INPUT -
^^^^

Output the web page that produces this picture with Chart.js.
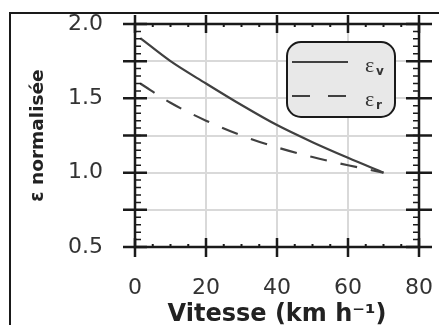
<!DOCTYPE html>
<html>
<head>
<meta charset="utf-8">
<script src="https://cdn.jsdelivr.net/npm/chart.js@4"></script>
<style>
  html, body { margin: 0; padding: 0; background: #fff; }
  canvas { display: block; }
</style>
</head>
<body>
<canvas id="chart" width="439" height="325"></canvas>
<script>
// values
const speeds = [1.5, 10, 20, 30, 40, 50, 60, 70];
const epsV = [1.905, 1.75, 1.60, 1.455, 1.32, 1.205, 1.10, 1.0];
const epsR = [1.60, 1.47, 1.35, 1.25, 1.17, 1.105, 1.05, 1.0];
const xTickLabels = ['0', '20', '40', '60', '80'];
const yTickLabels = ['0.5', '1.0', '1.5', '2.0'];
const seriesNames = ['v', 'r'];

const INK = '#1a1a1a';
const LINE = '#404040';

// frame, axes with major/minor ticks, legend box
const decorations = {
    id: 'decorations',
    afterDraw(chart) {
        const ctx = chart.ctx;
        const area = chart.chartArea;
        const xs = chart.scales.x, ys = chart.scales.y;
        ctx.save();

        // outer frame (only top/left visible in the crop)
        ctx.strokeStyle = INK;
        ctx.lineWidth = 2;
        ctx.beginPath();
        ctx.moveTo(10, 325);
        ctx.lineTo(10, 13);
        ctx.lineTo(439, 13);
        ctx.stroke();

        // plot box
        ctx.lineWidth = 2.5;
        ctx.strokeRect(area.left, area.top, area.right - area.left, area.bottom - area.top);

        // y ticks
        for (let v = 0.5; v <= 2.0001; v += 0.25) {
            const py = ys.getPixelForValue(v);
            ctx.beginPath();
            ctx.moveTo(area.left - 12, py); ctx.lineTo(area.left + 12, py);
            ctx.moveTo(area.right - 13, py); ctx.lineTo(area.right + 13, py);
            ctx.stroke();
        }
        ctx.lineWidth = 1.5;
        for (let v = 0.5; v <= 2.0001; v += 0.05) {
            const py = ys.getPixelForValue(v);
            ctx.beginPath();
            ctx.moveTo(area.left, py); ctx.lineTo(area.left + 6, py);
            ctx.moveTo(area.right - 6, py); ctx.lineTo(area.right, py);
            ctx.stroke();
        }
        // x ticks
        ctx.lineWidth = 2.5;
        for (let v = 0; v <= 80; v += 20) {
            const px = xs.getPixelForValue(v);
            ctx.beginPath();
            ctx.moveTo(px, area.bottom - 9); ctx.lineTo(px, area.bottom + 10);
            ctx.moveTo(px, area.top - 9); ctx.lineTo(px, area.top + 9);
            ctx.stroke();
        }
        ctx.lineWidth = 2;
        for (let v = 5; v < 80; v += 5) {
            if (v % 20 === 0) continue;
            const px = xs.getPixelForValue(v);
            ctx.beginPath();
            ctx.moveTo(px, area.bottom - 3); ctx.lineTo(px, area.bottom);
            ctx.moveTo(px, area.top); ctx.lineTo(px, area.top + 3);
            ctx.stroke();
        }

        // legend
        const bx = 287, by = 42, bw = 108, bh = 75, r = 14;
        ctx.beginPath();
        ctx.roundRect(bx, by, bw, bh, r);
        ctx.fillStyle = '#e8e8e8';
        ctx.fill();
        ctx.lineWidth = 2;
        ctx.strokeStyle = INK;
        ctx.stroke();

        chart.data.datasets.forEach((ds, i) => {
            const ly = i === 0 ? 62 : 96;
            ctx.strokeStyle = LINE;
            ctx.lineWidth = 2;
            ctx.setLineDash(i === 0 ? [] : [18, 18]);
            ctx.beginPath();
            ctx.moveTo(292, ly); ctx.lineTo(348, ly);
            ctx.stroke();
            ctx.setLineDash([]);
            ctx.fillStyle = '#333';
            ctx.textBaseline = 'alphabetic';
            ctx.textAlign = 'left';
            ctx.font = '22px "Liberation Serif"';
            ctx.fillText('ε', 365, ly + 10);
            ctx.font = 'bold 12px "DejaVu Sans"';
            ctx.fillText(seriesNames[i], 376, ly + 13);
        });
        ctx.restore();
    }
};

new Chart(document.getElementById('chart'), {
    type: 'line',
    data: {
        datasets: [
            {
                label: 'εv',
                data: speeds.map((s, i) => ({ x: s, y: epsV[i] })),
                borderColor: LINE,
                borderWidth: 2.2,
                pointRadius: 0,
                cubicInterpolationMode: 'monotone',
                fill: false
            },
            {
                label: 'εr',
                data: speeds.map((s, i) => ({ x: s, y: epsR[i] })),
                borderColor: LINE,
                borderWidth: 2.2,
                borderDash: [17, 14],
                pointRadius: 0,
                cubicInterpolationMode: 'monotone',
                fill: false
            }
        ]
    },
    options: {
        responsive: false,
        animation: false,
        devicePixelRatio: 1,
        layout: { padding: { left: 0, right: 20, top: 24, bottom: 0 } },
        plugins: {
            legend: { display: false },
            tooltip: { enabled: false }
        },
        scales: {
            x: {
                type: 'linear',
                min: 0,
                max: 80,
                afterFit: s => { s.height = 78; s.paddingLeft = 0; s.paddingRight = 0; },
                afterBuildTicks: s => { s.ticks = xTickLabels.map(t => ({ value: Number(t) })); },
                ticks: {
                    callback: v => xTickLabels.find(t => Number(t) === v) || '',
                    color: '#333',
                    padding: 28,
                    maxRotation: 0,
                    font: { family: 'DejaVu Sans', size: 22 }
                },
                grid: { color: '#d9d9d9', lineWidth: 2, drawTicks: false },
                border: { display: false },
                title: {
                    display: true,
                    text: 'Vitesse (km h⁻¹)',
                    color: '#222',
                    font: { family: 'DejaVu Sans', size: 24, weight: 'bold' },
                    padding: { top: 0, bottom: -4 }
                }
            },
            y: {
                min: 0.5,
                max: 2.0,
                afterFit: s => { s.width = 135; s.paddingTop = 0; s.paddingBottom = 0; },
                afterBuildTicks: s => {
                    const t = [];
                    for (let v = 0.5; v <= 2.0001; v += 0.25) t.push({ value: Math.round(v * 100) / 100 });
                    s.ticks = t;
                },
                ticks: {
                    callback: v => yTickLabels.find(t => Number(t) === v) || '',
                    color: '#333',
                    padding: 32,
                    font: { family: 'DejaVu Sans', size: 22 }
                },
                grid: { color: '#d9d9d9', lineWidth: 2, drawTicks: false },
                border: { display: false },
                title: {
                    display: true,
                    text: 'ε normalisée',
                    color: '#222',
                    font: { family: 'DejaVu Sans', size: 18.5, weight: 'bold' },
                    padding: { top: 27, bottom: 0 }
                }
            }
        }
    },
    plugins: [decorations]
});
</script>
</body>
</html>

^^^^

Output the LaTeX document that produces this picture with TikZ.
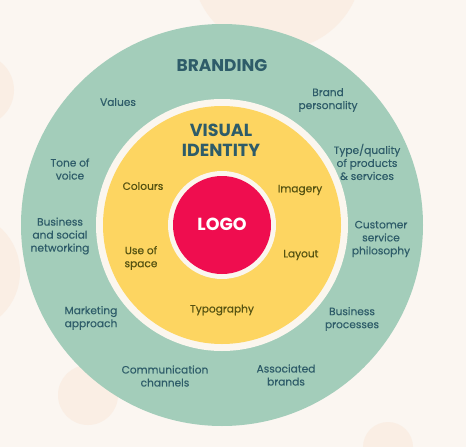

^^^^

TASK DESCRIPTION - Give only the lines from the one with "Output the web" to the one with "ctx.strokeRect(area.left, area.top, area.right", both included, again and exactly; leave the images out.

SOLUTION TO THIS TASK -
Output the web page that produces this picture with Chart.js.
<!DOCTYPE html>
<html>
<head>
<meta charset="utf-8">
<script src="https://cdn.jsdelivr.net/npm/chart.js@4"></script>
<style>
  html, body { margin: 0; padding: 0; background: #fff; }
  canvas { display: block; }
</style>
</head>
<body>
<canvas id="chart" width="439" height="325"></canvas>
<script>
// values
const speeds = [1.5, 10, 20, 30, 40, 50, 60, 70];
const epsV = [1.905, 1.75, 1.60, 1.455, 1.32, 1.205, 1.10, 1.0];
const epsR = [1.60, 1.47, 1.35, 1.25, 1.17, 1.105, 1.05, 1.0];
const xTickLabels = ['0', '20', '40', '60', '80'];
const yTickLabels = ['0.5', '1.0', '1.5', '2.0'];
const seriesNames = ['v', 'r'];

const INK = '#1a1a1a';
const LINE = '#404040';

// frame, axes with major/minor ticks, legend box
const decorations = {
    id: 'decorations',
    afterDraw(chart) {
        const ctx = chart.ctx;
        const area = chart.chartArea;
        const xs = chart.scales.x, ys = chart.scales.y;
        ctx.save();

        // outer frame (only top/left visible in the crop)
        ctx.strokeStyle = INK;
        ctx.lineWidth = 2;
        ctx.beginPath();
        ctx.moveTo(10, 325);
        ctx.lineTo(10, 13);
        ctx.lineTo(439, 13);
        ctx.stroke();

        // plot box
        ctx.lineWidth = 2.5;
        ctx.strokeRect(area.left, area.top, area.right - area.left, area.bottom - area.top);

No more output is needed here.